As you know, Bob Sidney choreographed Valley of the Dolls. What sort of man was he?
I actually didn’t know that. Bob Sidney could be very cruel, very nasty. Among dancers and actors, he was often called ‘Evil Mary.’ When I saw Susan Hayward doing I’ll Plant My Own Tree, I thought, 'Good god, who choreographed this number?' Awful! Susan Hayward is one of my great favorites, in my top five Hollywood beauties of all time, and here’s that mobile hanging over her head and her making those lurching steps? Just dreadful, really terrible. Well, now I learn it was Bob Sidney – “Evil Mary” himself.
Do you remember any specifics of that Beyond the Valley … screenplay?
I don’t really, it’s so long ago. Anyway, I took that one, signed the contract, and they said they’d be back to us on the start date and all of that. Since there was time, it was a perfect chance to go to Mexico, which is something I do whenever I get a chance. I took the script on vacation but by the time I came back, that horrible incident [the murder of Sharon Tate and her friends by members of the Manson cult] had occurred. That’s when they told us that there was going to be a delay and I couldn’t understand why that incident was going to have an effect on the sequel to Valley of the Dolls. Little did I know that that whole horrible incident would have such an effect on everything, even on the sequel to Valley of the Dolls. I didn’t know then that Roger Ebert had been brought on to change the script – considerably, as it had turned out. Had I not already signed my contract, I would have said no to that script. I remember going to the premiere and saying to my date, “Well, this is the end of my career.” I embrace the movie more now. I get a lot of letters from people who go to midnight showings and one of their favorite exchanges of dialogue in that film is “You’re a moonchild!” and me saying, “And you’re a bitch!”
Did you know or socialize any of the people who were involved in making Valley of the Dolls?

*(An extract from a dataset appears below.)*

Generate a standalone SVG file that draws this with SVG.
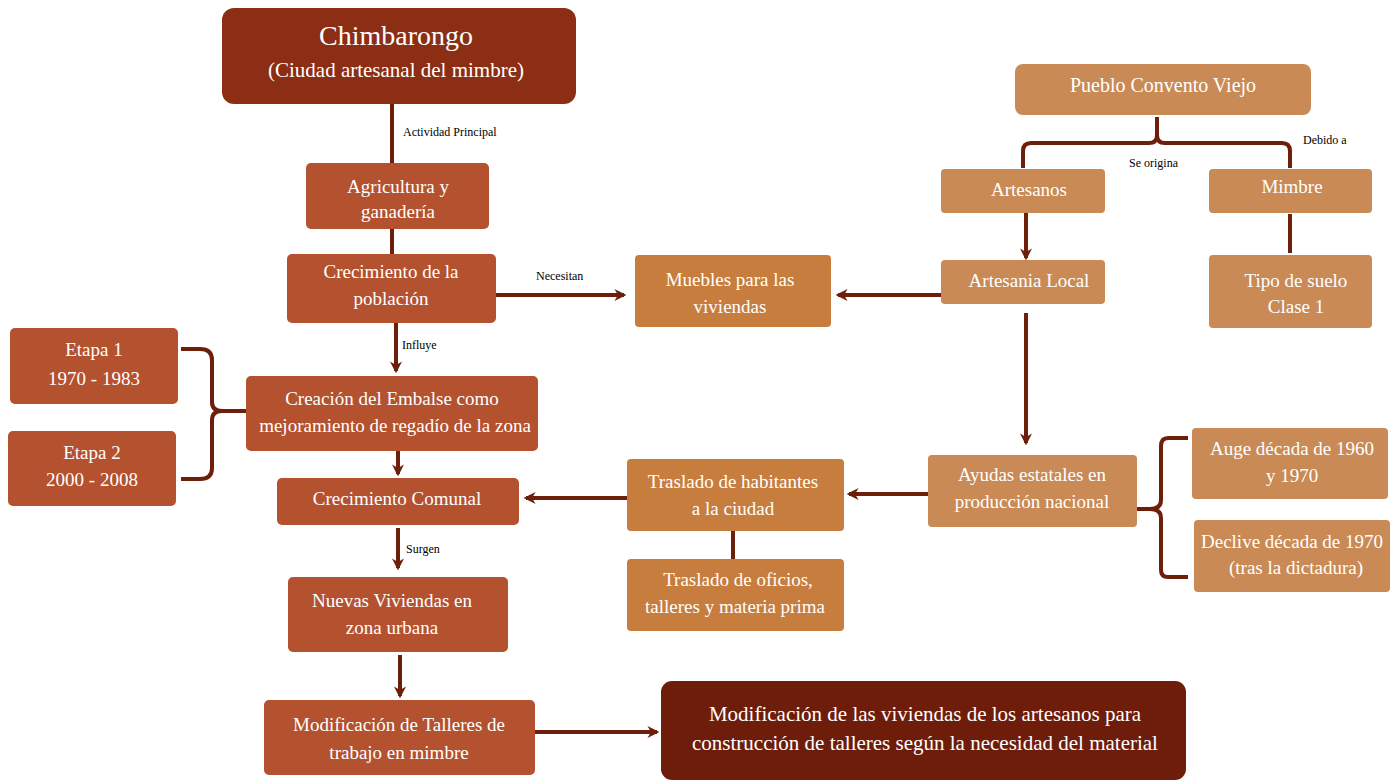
<svg xmlns="http://www.w3.org/2000/svg" width="1399" height="780" viewBox="0 0 1399 780">
<defs>
<marker id="ah" viewBox="0 0 10 10" refX="8" refY="5" markerWidth="3" markerHeight="3.4" orient="auto" markerUnits="strokeWidth">
<path d="M0,0 L10,5 L0,10 L3,5 Z" fill="#6E1F0B"/>
</marker>
<style>
.t{font-family:"Liberation Serif","DejaVu Serif",serif;fill:#fff;text-anchor:middle;font-size:19px}
.l{font-family:"Liberation Serif","DejaVu Serif",serif;fill:#000;font-size:12px}
.red{fill:#B4512F}
.dark{fill:#8B2E13}
.org{fill:#C77D3E}
.tan{fill:#C98A55}
.fin{fill:#6E1D0B}
.c{stroke:#6E1F0B;stroke-width:4;fill:none}
.a{marker-end:url(#ah)}
</style>
</defs>
<rect width="1399" height="780" fill="#fff"/>
<g id="connectors">
<path class="c" d="M392,104 V163"/>
<path class="c" d="M392,229 V254"/>
<path class="c a" d="M496,295 H624"/>
<path class="c a" d="M941,295 H838"/>
<path class="c a" d="M396,323 V371"/>
<path class="c" d="M181,349 H200 Q212,349 212,360 V402 Q212,411 222,411 H246 M222,411 Q212,411 212,420 V468 Q212,479 200,479 H181"/>
<path class="c a" d="M398,451 V474"/>
<path class="c a" d="M627,498 H526"/>
<path class="c a" d="M398,528 V568"/>
<path class="c a" d="M400,655 V696"/>
<path class="c a" d="M535,732 H657"/>
<path class="c" d="M1157,117 V135 Q1157,143 1149,143 H1031 Q1023,143 1023,151 V168 M1157,135 Q1157,143 1165,143 H1282 Q1290,143 1290,151 V168"/>
<path class="c a" d="M1026,213 V258"/>
<path class="c" d="M1290,214 V253"/>
<path class="c a" d="M1026,313 V443"/>
<path class="c a" d="M928,494 H849"/>
<path class="c" d="M733,531 V559"/>
<path class="c" d="M1188,438 H1168 Q1161,438 1161,446 V500 Q1161,509 1150,509 H1137 M1150,509 Q1161,509 1161,518 V570 Q1161,577 1168,577 H1188"/>
<text class="l" x="403" y="136">Actividad Principal</text>
<text class="l" x="536" y="280">Necesitan</text>
<text class="l" x="402" y="349">Influye</text>
<text class="l" x="406" y="553">Surgen</text>
<text class="l" x="1129" y="167">Se origina</text>
<text class="l" x="1303" y="144">Debido a</text>
</g>
<g id="n-chimbarongo">
<rect class="dark" x="222" y="8" width="354" height="96" rx="12"/>
<text class="t" x="396" y="45" style="font-size:28px">Chimbarongo</text>
<text class="t" x="396" y="77" style="font-size:21px">(Ciudad artesanal del mimbre)</text>
</g>
<g id="n-agricultura">
<rect class="red" x="306" y="163" width="183" height="66" rx="5"/>
<text class="t" x="398" y="193">Agricultura y</text>
<text class="t" x="398" y="218">ganadería</text>
</g>
<g id="n-crecimiento-poblacion">
<rect class="red" x="287" y="254" width="209" height="69" rx="5"/>
<text class="t" x="391" y="278">Crecimiento de la</text>
<text class="t" x="391" y="305">población</text>
</g>
<g id="n-muebles">
<rect class="org" x="635" y="255" width="196" height="72" rx="4"/>
<text class="t" x="730" y="286">Muebles para las</text>
<text class="t" x="730" y="313">viviendas</text>
</g>
<g id="n-etapa1">
<rect class="red" x="10" y="328" width="168" height="76" rx="5"/>
<text class="t" x="94" y="356">Etapa 1</text>
<text class="t" x="94" y="385">1970 - 1983</text>
</g>
<g id="n-etapa2">
<rect class="red" x="8" y="431" width="168" height="75" rx="5"/>
<text class="t" x="92" y="459">Etapa 2</text>
<text class="t" x="92" y="486">2000 - 2008</text>
</g>
<g id="n-embalse">
<rect class="red" x="246" y="376" width="292" height="75" rx="5"/>
<text class="t" x="392" y="405">Creación del Embalse como</text>
<text class="t" x="395" y="432">mejoramiento de regadío de la zona</text>
</g>
<g id="n-comunal">
<rect class="red" x="277" y="478" width="242" height="47" rx="5"/>
<text class="t" x="397" y="505">Crecimiento Comunal</text>
</g>
<g id="n-nuevas">
<rect class="red" x="288" y="577" width="220" height="75" rx="5"/>
<text class="t" x="392" y="607">Nuevas Viviendas en</text>
<text class="t" x="392" y="634">zona urbana</text>
</g>
<g id="n-talleres">
<rect class="red" x="264" y="700" width="271" height="75" rx="5"/>
<text class="t" x="399" y="731">Modificación de Talleres de</text>
<text class="t" x="399" y="759">trabajo en mimbre</text>
</g>
<g id="n-final">
<rect class="fin" x="661" y="681" width="525" height="99" rx="11"/>
<text class="t" x="925" y="721" style="font-size:21px">Modificación de las viviendas de los artesanos para</text>
<text class="t" x="925" y="750" style="font-size:21px">construcción de talleres según la necesidad del material</text>
</g>
<g id="n-pueblo">
<rect class="tan" x="1015" y="64" width="296" height="51" rx="8"/>
<text class="t" x="1163" y="92" style="font-size:20px">Pueblo Convento Viejo</text>
</g>
<g id="n-artesanos">
<rect class="tan" x="941" y="169" width="164" height="44" rx="4"/>
<text class="t" x="1029" y="196">Artesanos</text>
</g>
<g id="n-mimbre">
<rect class="tan" x="1209" y="169" width="163" height="44" rx="4"/>
<text class="t" x="1292" y="193">Mimbre</text>
</g>
<g id="n-artesania">
<rect class="tan" x="941" y="260" width="164" height="44" rx="4"/>
<text class="t" x="1029" y="287">Artesania Local</text>
</g>
<g id="n-suelo">
<rect class="tan" x="1209" y="255" width="163" height="73" rx="4"/>
<text class="t" x="1296" y="287">Tipo de suelo</text>
<text class="t" x="1296" y="313">Clase 1</text>
</g>
<g id="n-ayudas">
<rect class="tan" x="928" y="455" width="209" height="72" rx="4"/>
<text class="t" x="1032" y="481">Ayudas estatales en</text>
<text class="t" x="1032" y="508">producción nacional</text>
</g>
<g id="n-traslado-hab">
<rect class="org" x="627" y="459" width="217" height="72" rx="4"/>
<text class="t" x="733" y="488">Traslado de habitantes</text>
<text class="t" x="733" y="515">a la ciudad</text>
</g>
<g id="n-traslado-of">
<rect class="org" x="627" y="559" width="217" height="72" rx="4"/>
<text class="t" x="738" y="586">Traslado de oficios,</text>
<text class="t" x="735" y="613">talleres y materia prima</text>
</g>
<g id="n-auge">
<rect class="tan" x="1192" y="428" width="196" height="71" rx="4"/>
<text class="t" x="1292" y="455">Auge década de 1960</text>
<text class="t" x="1292" y="482">y 1970</text>
</g>
<g id="n-declive">
<rect class="tan" x="1194" y="520" width="196" height="72" rx="4"/>
<text class="t" x="1292" y="548">Declive década de 1970</text>
<text class="t" x="1296" y="574">(tras la dictadura)</text>
</g>
</svg>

Sharon [Tate] I met at Metro and that horrible house in which she and the others lost their lives was just across the courtyard from El Cielo near Falcon Lair, which was Rudolph Valentino’s old home, where I lived. I was probably closest to Barbara (Parkins] because, before and after she was making Valley, I used to see her all the time at Cass Elliot’s house. I worked with [Barbara] on Peyton Place, too.
What were your impressions of her?
She was a very headstrong girl. Aggressive. I don’t like to throw compliments my way but I think she was after me. She made no bones about it which, to me, is not terribly attractive. She was strong and a little too pushy for me. A gorgeous girl and I loved her voice but I just wasn’t interested. She didn’t take it very well at all. She was used to getting her own way. You can’t blame her for thinking at the time, ‘Hey, I’m pretty hot stuff and this guy’s just a bit player. So, why is he not acquiescing and falling all over me?’ It was difficult anyway because Mama Cass was after me. This sounds very strange, doesn’t it? I was raising my young son my myself and she was raising her daughter by herself and I think she thought, ‘Oh, here’s a man that knows about babies.’
Cass Elliot’s parties were legendary for many reasons. The availability of drugs being one.
I observed a lot of that in Hollywood. I was so innocent and, probably, stupid that I’d see people excuse themselves from the dinner table and keep going to the bathroom and think, Do they have a urinary problem? I was naïve and maybe dumb. I certainly witnessed it but never around the lot. I didn’t even smoke cigarettes, except for roles. I did a stage play called Rope and had to smoke all the way through it. The last curtain rang down and I never wanted another one. Having the discipline of a dancer, there is no way I was going to get involved with any of that – although I have known dancers who did and their careers were short-lived. It just wasn’t anything I wanted to partake in. I wasn’t interested. I could have a lot of fun on 7-Up and a coffee table to dance on. I never even had cocktails at cocktail hour except when I moved to Mexico and it was because, ‘Well, I have to do this, otherwise, some of these people are going to bore me to death.’
You’ve appeared on several seasons of the TV show Superstore. What do you miss about ‘Old Hollywood’?
Today, I ask myself, ‘Whatever happened to the pretty people?’ When I first came to Los Angeles in early 1956, everyone was either absolutely gorgeous or they looked like either Percy Kilbride or Marjory Main, which was another perfectly acceptable category. But everybody looked interesting. Nowadays, I’ll see one of the new young actresses on the lot when we’re working and I’ll ask one of the kids on the show Which one is that? I say, ‘Well, they all look they came out of some cookie cutter. They all have that sort of dumb look and they all sound alike. It’s all, ‘So, he goes, What do mean? And I’m like, No, what do you mean? And’s he’s all like …’ I can’t. I walk away.’ It’s certainly not like talking to Elizabeth Taylor, that’s for sure.